La maestra sintió que la criatura merecía una respuesta que estuviese a la altura de la pregunta inteligente que había formulado. Como ya estaban en hora de recreo, pidió a sus alumnos que dieran una vuelta por el patio y trajesen lo que más despertase en ellos el sentimiento del amor.

Los chicos salieron apresurados y, cuando volvieron, la maestra les dijo:
- Quiero que cada uno muestre lo que trajo consigo.

El primer alumno respondió:
- Yo traje esta flor; es linda ¿verdad?

Cuando llegó su turno, el segundo alumno dijo:
- Yo traje esta mariposa. Mire el colorido de sus alas; la voy a colocar en mi colección.

El tercer alumno completó:
- Yo traje este pichón que se cayó del nido, ¿os parece gracioso?

Y así los chicos, uno tras otro, fueron colocando lo que habían recogido en el patio.

Terminada la exposición, la maestra notó que una de las niñas se había quedado quieta durante todo el tiempo. Se sentía avergonzada porque no había traído nada.

La maestra se dirigió a ella y le preguntó:
- Muy bien: ¿y tú? ¿no has encontrado nada?

La criatura tímidamente respondió:
- Disculpe, maestra.

Vi la flor y sentí su perfume; pensé en arrancarla, pero preferí dejarla para que exhalase su aroma por más tiempo.
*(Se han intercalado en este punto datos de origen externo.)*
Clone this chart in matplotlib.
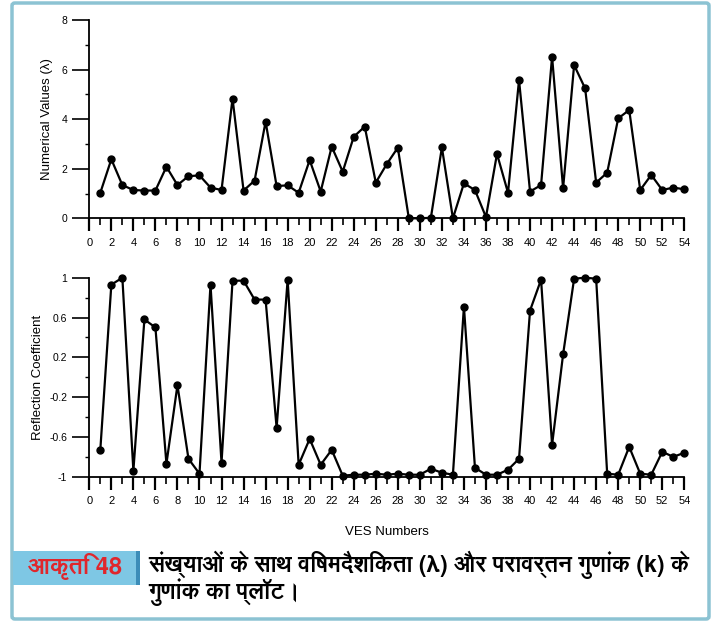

Vi también la mariposa multicolor, pero parecía tan feliz que no tuve el coraje de aprisionarla.

Vi igualmente el pichoncito caído entre las hojas, pero… al subir al árbol, noté la mirada triste de su madre y opté por devolverlo al nido.

Por lo tanto, maestra, traigo conmigo el perfume de la flor, la libertad de la mariposa y la gratitud que observé en los ojos de la madre del pichoncito.

¿Cómo puedo mostrar lo que traje?

La maestra agradeció a la alumna su decisión y le dio la máxima nota, considerando que había sido la única que logró percibir que sólo podemos traer el amor en el corazón”.